Set task: Repeat each record exactly. Any picture gets left out.
-- start Records provided --
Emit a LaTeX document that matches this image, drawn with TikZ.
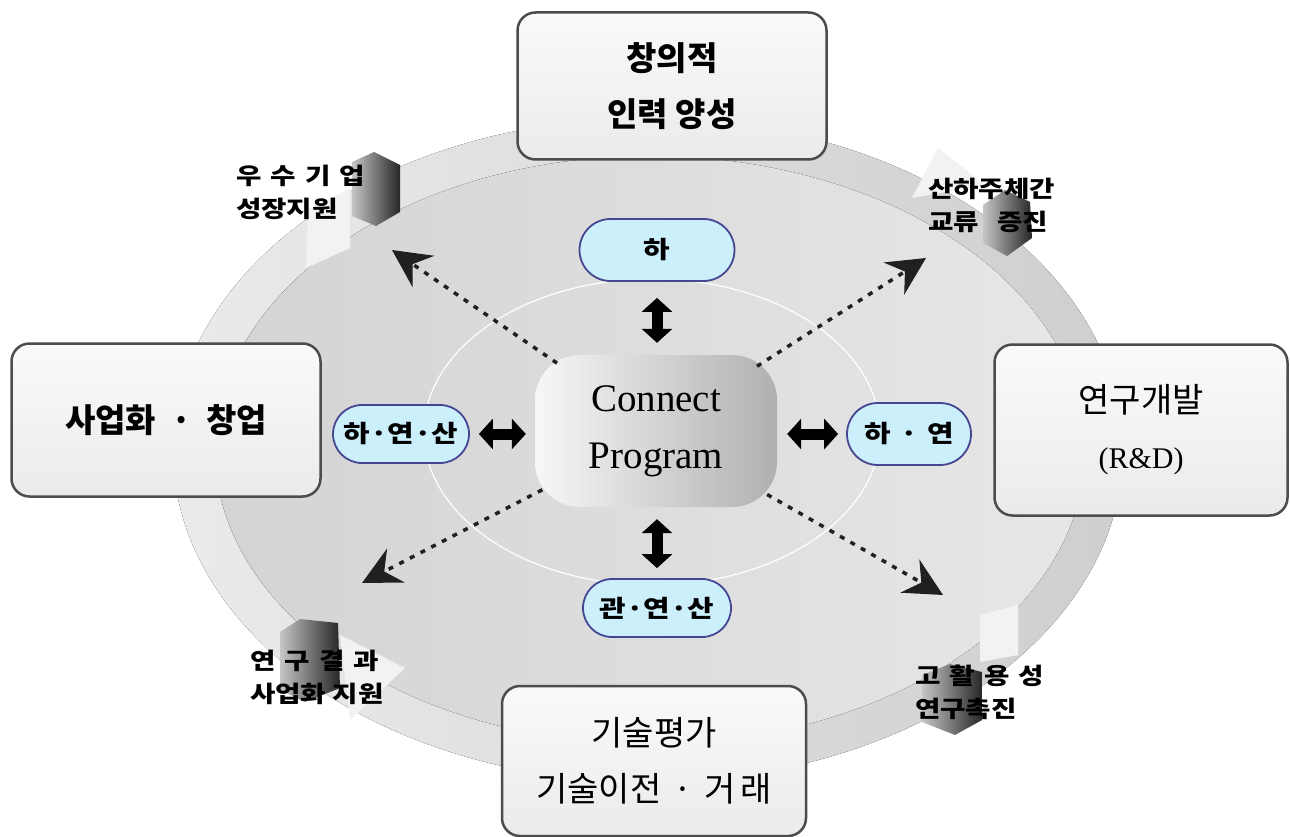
\documentclass[tikz,border=0pt]{standalone}
\usepackage{fontspec}
\setmainfont{Liberation Serif}
\newfontfamily\kr{Noto Sans CJK KR}
\newfontfamily\krw{Noto Sans CJK KR}[FakeStretch=1.2]
\newfontfamily\tms{Liberation Serif}
\usetikzlibrary{arrows.meta,shapes.misc}
\newcommand\gp{\hspace{0.4em}}
\tikzset{
  bigbox/.style={draw=gray!60!black, line width=2.5pt, rounded corners=18pt,
    top color=gray!4, bottom color=gray!16, align=center, inner sep=0pt,
    font=\kr\bfseries\fontsize{33}{56}\selectfont},
  lightbox/.style={bigbox, font=\kr\fontsize{34}{56}\selectfont},
  pill/.style={rounded rectangle, draw=blue!35!gray!85!black, line width=1.8pt,
    fill=cyan!20, inner sep=0pt, font=\krw\bfseries\fontsize{24}{28}\selectfont},
  lbl/.style={font=\krw\bfseries\fontsize{23}{33}\selectfont, align=left, anchor=west, inner sep=0pt},
  dbl/.style={line width=11pt, {Triangle[width=30pt,length=14pt]}-{Triangle[width=30pt,length=14pt]}},
  dotarrow/.style={draw=gray!25!black, line width=3.5pt, dash pattern=on 5pt off 7pt,
    -{Stealth[length=38pt,width=38pt,inset=13pt,fill=gray!25!black]}},
  block/.style={left color=gray!45, right color=black!85},
  wedge/.style={fill=gray!10}
}
\begin{document}
\begin{tikzpicture}[x=1pt,y=-1pt]
\useasboundingbox (0,0) rectangle (1290,837);
\fill[white] (0,0) rectangle (1290,837);
% ring
\fill[left color=gray!16, right color=gray!38] (648,450) ellipse [x radius=475, y radius=332];
\fill[left color=gray!34, right color=gray!19] (650,450) ellipse [x radius=435, y radius=294];
% light arrow wedges of the ring
\fill[wedge] (306,268) -- (308,210) -- (350,188) -- (350,248) -- cycle;
\fill[wedge] (938,148) -- (912,198) -- (985,185) -- cycle;
\fill[wedge] (340,635) -- (405,668) -- (350,720) -- cycle;
\fill[wedge] (980,615) -- (1018,605) -- (1018,655) -- (980,662) -- cycle;
% 3D blocks
\shade[block] (352,162) -- (374,152) -- (400,165) -- (400,212) -- (376,226) -- (352,216) -- cycle;
\shade[block] (983,205) -- (1005,190) -- (1030,202) -- (1032,238) -- (1007,256) -- (983,243) -- cycle;
\shade[block] (280,632) -- (300,619) -- (338,623) -- (340,688) -- (305,702) -- (280,690) -- cycle;
\shade[block] (922,675) -- (950,664) -- (982,672) -- (982,720) -- (955,735) -- (922,722) -- cycle;
% white inner ellipse
\draw[white, line width=1.2pt] (652,432) ellipse [x radius=228, y radius=153];
% corner labels
\node[lbl] (lTL) at (236,192) {우\gp 수\gp 기\gp 업\\성장지원};
\node[lbl] (lTR) at (928,205) {산하주체간\\교류\hspace{0.8em}증진};
\node[lbl] (lBL) at (250,677) {연\gp 구\gp 결\gp 과\\사업화 지원};
\node[lbl] (lBR) at (915,692) {고\gp 활\gp 용\gp 성\\연구촉진};
% centre
\node[rounded corners=45pt, minimum width=242pt, minimum height=152pt, inner sep=0pt,
  left color=gray!6, right color=gray!62, align=center,
  font=\tms\fontsize{39}{57}\selectfont] (cp) at (656,431) {Connect\\Program};
% pills
\node[pill, minimum width=155pt, minimum height=62pt] (ha) at (657,250) {하};
\node[pill, minimum width=136pt, minimum height=58pt] (hys) at (401,434) {하·연·산};
\node[pill, minimum width=124pt, minimum height=62pt] (hy) at (909,434) {하\gp·\gp 연};
\node[pill, minimum width=148pt, minimum height=58pt] (gys) at (657,608) {관·연·산};
% double arrows
\draw[dbl, shorten <=16pt, shorten >=12pt] (ha.south) -- (ha.south |- cp.north);
\draw[dbl, shorten <=10pt, shorten >=12pt] (gys.north) -- (gys.north |- cp.south);
\draw[dbl, shorten <=9pt, shorten >=9pt] (hys.east) -- (hys.east -| cp.west);
\draw[dbl, shorten <=8pt, shorten >=10pt] (hy.west) -- (hy.west -| cp.east);
% dotted arrows
\coordinate (tNW) at (392,250);
\coordinate (tNE) at (926,258);
\coordinate (tSW) at (362,583);
\coordinate (tSE) at (943,595);
\draw[dotarrow, shorten <=120pt] (cp.center) -- (tNW);
\draw[dotarrow, shorten <=120pt] (cp.center) -- (tNE);
\draw[dotarrow, shorten <=128pt] (cp.center) -- (tSW);
\draw[dotarrow, shorten <=128pt] (cp.center) -- (tSE);
% big boxes
\node[bigbox, minimum width=309pt, minimum height=147pt] (top) at (672,86) {창의적\\인력 양성};
\node[bigbox, minimum width=309pt, minimum height=153pt] (left) at (166,420) {사업화\hspace{0.45em}·\hspace{0.45em}창업};
\node[lightbox, minimum width=293pt, minimum height=171pt] (right) at (1141,430) {연구개발\\{\tms\fontsize{30}{56}\selectfont (R\&D)}};
\node[lightbox, minimum width=304pt, minimum height=150pt] (bottom) at (654,761) {기술평가\\기술이전\hspace{0.35em}·\hspace{0.35em}거\hspace{0.15em}래};
\end{tikzpicture}
\end{document}
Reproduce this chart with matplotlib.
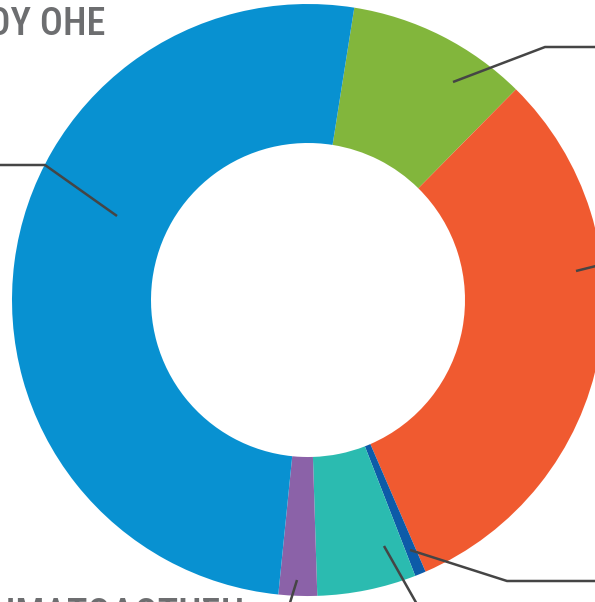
import matplotlib
matplotlib.use("Agg")
import matplotlib.pyplot as plt
from matplotlib import font_manager as fm

# shares of the donut, clockwise starting just right of the top
labels = ["green", "orange", "darkblue", "teal", "purple", "blue"]
shares = [9.9, 31.1, 0.6, 5.4, 2.1, 50.9]
colors = ["#82b63c", "#f05a30", "#0d5ba8", "#2bbbb0", "#8b62a8", "#0891d1"]
top_text = "ΤΟΥ ΟΗΕ"
bottom_text = "ΧΡΗΜΑΤΟΔΟΤΗΣΗ"


def pick_font():
    wanted = [("Roboto Condensed", 500), ("Roboto Condensed", 700),
              ("Fira Sans Condensed", 500), ("Open Sans Condensed", 700),
              ("DejaVu Sans", 700)]
    fonts = fm.fontManager.ttflist
    for name, weight in wanted:
        for f in fonts:
            if f.name == name and f.weight == weight and f.style == "normal" \
                    and (f.stretch == "condensed" or "Condensed" in name):
                return fm.FontProperties(fname=f.fname)
    return fm.FontProperties(family="DejaVu Sans", weight="bold")


W, H = 595, 602
fig = plt.figure(figsize=(W / 100, H / 100), dpi=100)
ax = fig.add_axes([0, 0, 1, 1])

cx, cy = 308, H - 300
R = 296
ax.pie(shares, colors=colors, startangle=81, counterclock=False,
       center=(cx, cy), radius=R, frame=True,
       wedgeprops=dict(width=R - 157, linewidth=0))
ax.set_xlim(0, W)
ax.set_ylim(0, H)
ax.set_aspect("equal")
ax.axis("off")


def leader(pts):
    xs = [p[0] for p in pts]
    ys = [H - p[1] for p in pts]
    ax.plot(xs, ys, color="#454545", lw=1.8, solid_capstyle="butt", clip_on=False)


leader([(453, 82), (545, 47), (600, 47)])
leader([(117, 216), (45, 165), (-5, 165)])
leader([(576, 271), (600, 265)])
leader([(410, 550), (507, 581), (600, 581)])
leader([(384, 546), (418, 606)])
leader([(297, 580), (289, 606)])

fp = pick_font()
fp.set_size(27.5)
ax.text(105, H - 35, top_text, ha="right", va="baseline", color="#6d6e70",
        fontproperties=fp)
ax.text(244, H - 626, bottom_text, ha="right", va="baseline", color="#6d6e70",
        fontproperties=fp)

fig.savefig("out.png", dpi=100)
-- end Records provided --
Full output:
Emit a LaTeX document that matches this image, drawn with TikZ.
\documentclass[tikz,border=0pt]{standalone}
\usepackage{fontspec}
\setmainfont{Liberation Serif}
\newfontfamily\kr{Noto Sans CJK KR}
\newfontfamily\krw{Noto Sans CJK KR}[FakeStretch=1.2]
\newfontfamily\tms{Liberation Serif}
\usetikzlibrary{arrows.meta,shapes.misc}
\newcommand\gp{\hspace{0.4em}}
\tikzset{
  bigbox/.style={draw=gray!60!black, line width=2.5pt, rounded corners=18pt,
    top color=gray!4, bottom color=gray!16, align=center, inner sep=0pt,
    font=\kr\bfseries\fontsize{33}{56}\selectfont},
  lightbox/.style={bigbox, font=\kr\fontsize{34}{56}\selectfont},
  pill/.style={rounded rectangle, draw=blue!35!gray!85!black, line width=1.8pt,
    fill=cyan!20, inner sep=0pt, font=\krw\bfseries\fontsize{24}{28}\selectfont},
  lbl/.style={font=\krw\bfseries\fontsize{23}{33}\selectfont, align=left, anchor=west, inner sep=0pt},
  dbl/.style={line width=11pt, {Triangle[width=30pt,length=14pt]}-{Triangle[width=30pt,length=14pt]}},
  dotarrow/.style={draw=gray!25!black, line width=3.5pt, dash pattern=on 5pt off 7pt,
    -{Stealth[length=38pt,width=38pt,inset=13pt,fill=gray!25!black]}},
  block/.style={left color=gray!45, right color=black!85},
  wedge/.style={fill=gray!10}
}
\begin{document}
\begin{tikzpicture}[x=1pt,y=-1pt]
\useasboundingbox (0,0) rectangle (1290,837);
\fill[white] (0,0) rectangle (1290,837);
% ring
\fill[left color=gray!16, right color=gray!38] (648,450) ellipse [x radius=475, y radius=332];
\fill[left color=gray!34, right color=gray!19] (650,450) ellipse [x radius=435, y radius=294];
% light arrow wedges of the ring
\fill[wedge] (306,268) -- (308,210) -- (350,188) -- (350,248) -- cycle;
\fill[wedge] (938,148) -- (912,198) -- (985,185) -- cycle;
\fill[wedge] (340,635) -- (405,668) -- (350,720) -- cycle;
\fill[wedge] (980,615) -- (1018,605) -- (1018,655) -- (980,662) -- cycle;
% 3D blocks
\shade[block] (352,162) -- (374,152) -- (400,165) -- (400,212) -- (376,226) -- (352,216) -- cycle;
\shade[block] (983,205) -- (1005,190) -- (1030,202) -- (1032,238) -- (1007,256) -- (983,243) -- cycle;
\shade[block] (280,632) -- (300,619) -- (338,623) -- (340,688) -- (305,702) -- (280,690) -- cycle;
\shade[block] (922,675) -- (950,664) -- (982,672) -- (982,720) -- (955,735) -- (922,722) -- cycle;
% white inner ellipse
\draw[white, line width=1.2pt] (652,432) ellipse [x radius=228, y radius=153];
% corner labels
\node[lbl] (lTL) at (236,192) {우\gp 수\gp 기\gp 업\\성장지원};
\node[lbl] (lTR) at (928,205) {산하주체간\\교류\hspace{0.8em}증진};
\node[lbl] (lBL) at (250,677) {연\gp 구\gp 결\gp 과\\사업화 지원};
\node[lbl] (lBR) at (915,692) {고\gp 활\gp 용\gp 성\\연구촉진};
% centre
\node[rounded corners=45pt, minimum width=242pt, minimum height=152pt, inner sep=0pt,
  left color=gray!6, right color=gray!62, align=center,
  font=\tms\fontsize{39}{57}\selectfont] (cp) at (656,431) {Connect\\Program};
% pills
\node[pill, minimum width=155pt, minimum height=62pt] (ha) at (657,250) {하};
\node[pill, minimum width=136pt, minimum height=58pt] (hys) at (401,434) {하·연·산};
\node[pill, minimum width=124pt, minimum height=62pt] (hy) at (909,434) {하\gp·\gp 연};
\node[pill, minimum width=148pt, minimum height=58pt] (gys) at (657,608) {관·연·산};
% double arrows
\draw[dbl, shorten <=16pt, shorten >=12pt] (ha.south) -- (ha.south |- cp.north);
\draw[dbl, shorten <=10pt, shorten >=12pt] (gys.north) -- (gys.north |- cp.south);
\draw[dbl, shorten <=9pt, shorten >=9pt] (hys.east) -- (hys.east -| cp.west);
\draw[dbl, shorten <=8pt, shorten >=10pt] (hy.west) -- (hy.west -| cp.east);
% dotted arrows
\coordinate (tNW) at (392,250);
\coordinate (tNE) at (926,258);
\coordinate (tSW) at (362,583);
\coordinate (tSE) at (943,595);
\draw[dotarrow, shorten <=120pt] (cp.center) -- (tNW);
\draw[dotarrow, shorten <=120pt] (cp.center) -- (tNE);
\draw[dotarrow, shorten <=128pt] (cp.center) -- (tSW);
\draw[dotarrow, shorten <=128pt] (cp.center) -- (tSE);
% big boxes
\node[bigbox, minimum width=309pt, minimum height=147pt] (top) at (672,86) {창의적\\인력 양성};
\node[bigbox, minimum width=309pt, minimum height=153pt] (left) at (166,420) {사업화\hspace{0.45em}·\hspace{0.45em}창업};
\node[lightbox, minimum width=293pt, minimum height=171pt] (right) at (1141,430) {연구개발\\{\tms\fontsize{30}{56}\selectfont (R\&D)}};
\node[lightbox, minimum width=304pt, minimum height=150pt] (bottom) at (654,761) {기술평가\\기술이전\hspace{0.35em}·\hspace{0.35em}거\hspace{0.15em}래};
\end{tikzpicture}
\end{document}
Reproduce this chart with matplotlib.
import matplotlib
matplotlib.use("Agg")
import matplotlib.pyplot as plt
from matplotlib import font_manager as fm

# shares of the donut, clockwise starting just right of the top
labels = ["green", "orange", "darkblue", "teal", "purple", "blue"]
shares = [9.9, 31.1, 0.6, 5.4, 2.1, 50.9]
colors = ["#82b63c", "#f05a30", "#0d5ba8", "#2bbbb0", "#8b62a8", "#0891d1"]
top_text = "ΤΟΥ ΟΗΕ"
bottom_text = "ΧΡΗΜΑΤΟΔΟΤΗΣΗ"


def pick_font():
    wanted = [("Roboto Condensed", 500), ("Roboto Condensed", 700),
              ("Fira Sans Condensed", 500), ("Open Sans Condensed", 700),
              ("DejaVu Sans", 700)]
    fonts = fm.fontManager.ttflist
    for name, weight in wanted:
        for f in fonts:
            if f.name == name and f.weight == weight and f.style == "normal" \
                    and (f.stretch == "condensed" or "Condensed" in name):
                return fm.FontProperties(fname=f.fname)
    return fm.FontProperties(family="DejaVu Sans", weight="bold")


W, H = 595, 602
fig = plt.figure(figsize=(W / 100, H / 100), dpi=100)
ax = fig.add_axes([0, 0, 1, 1])

cx, cy = 308, H - 300
R = 296
ax.pie(shares, colors=colors, startangle=81, counterclock=False,
       center=(cx, cy), radius=R, frame=True,
       wedgeprops=dict(width=R - 157, linewidth=0))
ax.set_xlim(0, W)
ax.set_ylim(0, H)
ax.set_aspect("equal")
ax.axis("off")


def leader(pts):
    xs = [p[0] for p in pts]
    ys = [H - p[1] for p in pts]
    ax.plot(xs, ys, color="#454545", lw=1.8, solid_capstyle="butt", clip_on=False)


leader([(453, 82), (545, 47), (600, 47)])
leader([(117, 216), (45, 165), (-5, 165)])
leader([(576, 271), (600, 265)])
leader([(410, 550), (507, 581), (600, 581)])
leader([(384, 546), (418, 606)])
leader([(297, 580), (289, 606)])

fp = pick_font()
fp.set_size(27.5)
ax.text(105, H - 35, top_text, ha="right", va="baseline", color="#6d6e70",
        fontproperties=fp)
ax.text(244, H - 626, bottom_text, ha="right", va="baseline", color="#6d6e70",
        fontproperties=fp)

fig.savefig("out.png", dpi=100)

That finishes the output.